Le scandale a déjà conduit à la démission du directeur général de la BBC, Tim Davie, et à celle de la patronne de l’information du groupe, Deborah Turness. Le président du diffuseur public britannique a présenté ses excuses pour une « lourde erreur de jugement », dans une interview fleuve lundi 10 novembre, où il revient sur le montage controversé, bricolé à partir de deux discours différents de Donald Trump.
Le président américain passe désormais à l’offensive. Dans une lettre, ses avocats laissent à la BBC (British Broadcasting Corporation) jusqu’à vendredi 15 novembre au soir pour se plier à ses demandes, sans quoi il réclamera au service public britannique un milliard de dollars. Ses trois exigences : le retrait du documentaire, des excuses immédiates pour les déclarations « fausses, diffamatoires, désobligeantes et mensongères » qui lui ont été attribuées, et des compensations « appropriées », rapporte notre correspondante à Londres, Émeline Vin. Donald Trump affirme avoir subi « des dégâts financiers et réputationnels majeurs ».
La menace de poursuites sur le sol britannique paraît assez mince, puisque le documentaire a été diffusé il y a plus d’un an. Mais la Maison Blanche pourrait décider d’entamer des poursuites aux États-Unis, si elle parvient à prouver que l’émission y a été accessible. Le président américain, en guerre ouverte contre la presse, a multiplié les menaces et actions en justice contre des médias américains. Certains ont accepté de lui verser des millions de dollars pour qu’il retire ses plaintes.
La BBC promet de « renforcer » le contrôle des règles éditoriales
La BBC a indiqué « examiner la lettre » et a assuré qu’elle va « y répondre directement en temps voulu », a fait savoir un porte-parole, sans autres précisions. Lundi 10 novembre, le président du groupe audiovisuel, Samir Shah, a présenté ses excuses pour le montage du documentaire incriminé. Le médiateur du groupe a reçu plus de 500 plaintes à ce sujet en une semaine.
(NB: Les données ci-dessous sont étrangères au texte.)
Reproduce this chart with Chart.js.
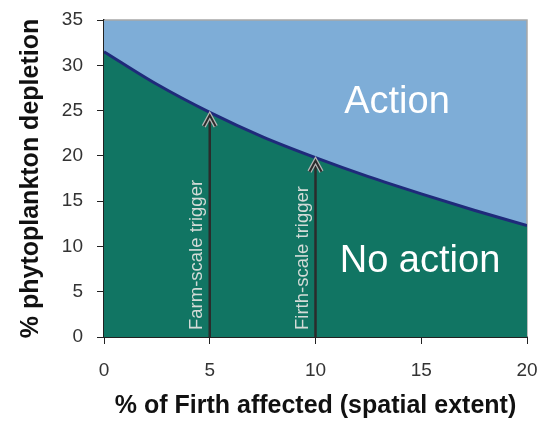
<!DOCTYPE html>
<html>
<head>
<meta charset="utf-8">
<script src="https://cdn.jsdelivr.net/npm/chart.js@4"></script>
<style>
  html, body { margin: 0; padding: 0; background: #fff; }
  #wrap { width: 553px; height: 423px; }
</style>
</head>
<body>
<div id="wrap"><canvas id="chart" width="553" height="423"></canvas></div>
<script>
// threshold curve
const extent = [0, 2.5, 5, 7.5, 10, 12.5, 15, 17.5, 20];
const depletion = [31.5, 27.9, 24.8, 22.1, 19.8, 17.7, 15.8, 14.0, 12.3];
const xTicks = [0, 5, 10, 15, 20];
const yTicks = [0, 5, 10, 15, 20, 25, 30, 35];
const triggers = [
    { x: 5, y: 24.8, label: 'Farm-scale trigger' },
    { x: 10, y: 19.8, label: 'Firth-scale trigger' }
];

const curve = extent.map((x, i) => ({ x, y: depletion[i] }));
const FONT = '"Liberation Sans", Arial, sans-serif';

const zonePlugin = {
    id: 'zones',
    beforeDatasetsDraw(chart) {
        const { ctx, chartArea: a } = chart;
        ctx.save();
        ctx.fillStyle = '#7eadd7';
        ctx.fillRect(a.left, a.top, a.right - a.left, a.bottom - a.top);
        ctx.strokeStyle = '#a8a8a8';
        ctx.lineWidth = 1.5;
        ctx.beginPath();
        ctx.moveTo(a.left, a.top);
        ctx.lineTo(a.right, a.top);
        ctx.lineTo(a.right, a.bottom);
        ctx.stroke();
        ctx.restore();
    },
    afterDatasetsDraw(chart) {
        const { ctx } = chart;
        const xs = chart.scales.x, ys = chart.scales.y;
        ctx.save();
        triggers.forEach(t => {
            const px = xs.getPixelForValue(t.x);
            const top = ys.getPixelForValue(t.y) + 2;
            const bot = ys.getPixelForValue(0);
            ctx.strokeStyle = '#2b2b2b';
            ctx.lineWidth = 2.5;
            ctx.beginPath();
            ctx.moveTo(px, bot);
            ctx.lineTo(px, top);
            ctx.stroke();
            // chevron head
            ctx.strokeStyle = '#b5b5b5';
            ctx.lineWidth = 4.5;
            ctx.beginPath();
            ctx.moveTo(px - 6, top + 12);
            ctx.lineTo(px, top + 1);
            ctx.lineTo(px + 6, top + 12);
            ctx.stroke();
            ctx.strokeStyle = '#2b2b2b';
            ctx.lineWidth = 2;
            ctx.stroke();

            ctx.save();
            ctx.translate(px - 13, bot - 7);
            ctx.rotate(-Math.PI / 2);
            ctx.fillStyle = '#d3dbd7';
            ctx.font = '18.5px ' + FONT;
            ctx.textAlign = 'left';
            ctx.textBaseline = 'middle';
            ctx.fillText(t.label, 0, 0);
            ctx.restore();
        });

        ctx.fillStyle = '#ffffff';
        ctx.font = '38px ' + FONT;
        ctx.textAlign = 'center';
        ctx.textBaseline = 'middle';
        ctx.fillText('Action', 397, 103);
        ctx.fillText('No action', 420, 262);
        ctx.restore();
    }
};

new Chart(document.getElementById('chart'), {
    type: 'scatter',
    data: {
        datasets: [
            {
                data: curve,
                showLine: true,
                fill: 'origin',
                backgroundColor: '#117563',
                borderColor: '#1f2a7a',
                borderWidth: 3,
                pointRadius: 0,
                cubicInterpolationMode: 'monotone'
            }
        ]
    },
    options: {
        responsive: false,
        animation: false,
        layout: { padding: { top: 20, right: 26, left: 0, bottom: 0 } },
        plugins: { legend: { display: false }, tooltip: { enabled: false } },
        scales: {
            x: {
                type: 'linear',
                min: 0,
                max: 20,
                afterBuildTicks: s => { s.ticks = xTicks.map(v => ({ value: v })); },
                afterFit: s => { s.height = 86; s.paddingLeft = 0; s.paddingRight = 0; },
                grid: { drawOnChartArea: false, drawTicks: true, tickLength: 7, color: '#222' },
                border: { color: '#222', width: 2 },
                ticks: { color: '#333', padding: 15, font: { family: FONT, size: 19 } },
                title: {
                    display: true,
                    text: '% of Firth affected (spatial extent)',
                    color: '#111',
                    padding: { top: 0, bottom: 2 },
                    font: { family: FONT, size: 25, weight: 'bold' }
                }
            },
            y: {
                min: 0,
                max: 35,
                afterBuildTicks: s => { s.ticks = yTicks.map(v => ({ value: v })); },
                afterFit: s => { s.width = 104; s.paddingTop = 0; s.paddingBottom = 0; },
                grid: { drawOnChartArea: false, drawTicks: true, tickLength: 7, color: '#222' },
                border: { color: '#222', width: 2 },
                ticks: { color: '#333', padding: 14, font: { family: FONT, size: 19 } },
                title: {
                    display: true,
                    text: '% phytoplankton depletion',
                    color: '#111',
                    padding: { bottom: 0, top: 16 },
                    font: { family: FONT, size: 25, weight: 'bold' }
                }
            }
        }
    },
    plugins: [zonePlugin]
});
</script>
</body>
</html>
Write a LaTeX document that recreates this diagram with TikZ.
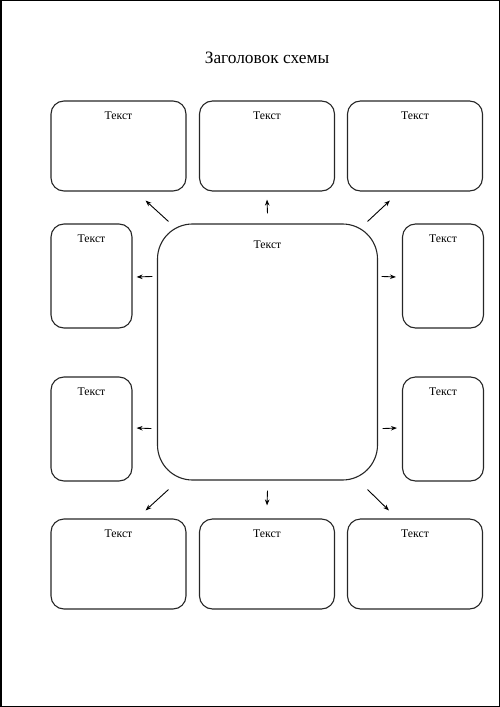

« La BBC souhaite s’excuser pour cette erreur de jugement », a écrit Samir Shah dans un courrier à la commission parlementaire britannique de la Culture et des Médias. Il a promis de « renforcer » le contrôle des règles éditoriales au sein du groupe, mais a aussi défendu le travail de son groupe, qui a produit ces dernières années « des milliers d’heures d’un journalisme remarquable ».
La patronne démissionnaire de BBC News a, elle, réaffirmé qu’il n’y avait « pas de partialité institutionnelle » sur sa chaîne, à l’origine du magazine « Panorama ».
La classe politique sévère avec la BBC
La classe politique britannique a quasi-unanimement critiqué la BBC pour sa gestion de l’affaire. Celle-ci tombe mal pour le groupe audiovisuel, qui doit renégocier d’ici fin 2027 son contrat de mission décennal avec le gouvernement.
À droite, la presse conservatrice a mené une campagne offensive contre le radiodiffuseur britannique. La cheffe du Parti conservateur, Kemi Badenoch, appelle carrément à « couper des têtes » à la suite des révélations « choquantes ». Le nationaliste Nigel Farage, proche de Donald Trump, défend une cure d’amaigrissement de la BBC : il prône un recentrage sur le divertissement et les sports, avec un service par abonnement, transformant la BBC en un genre de Netflix du service public.
Le gouvernement travailliste à Downing Street s’est toutefois montré catégorique : non, le service public n’est pas corrompu, ni « institutionnellement biaisé », comme l’avait accusé le président américain. Le porte-parole du Premier ministre Keir Starmer a souligné que le gouvernement soutenait « une BBC forte et indépendante ». « La BBC a un rôle vital dans une ère de désinformation », a-t-il ajouté. Mais le gouvernement appelle néanmoins l’institution à « maintenir une haute qualité » et à « corriger ses erreurs rapidement ».
Ailleurs dans l’opposition, le patron des Libéraux démocrates (LibDem), Ed Davey, appelle les autres élus à protéger la BBC, au nom de la défense de la démocratie contre des interférences étrangères. « La BBC n’appartient pas à Donald Trump », écrit-il dans une lettre ouverte.
La direction de la BBC doit organiser une réunion géante avec tous les employés dans la journée.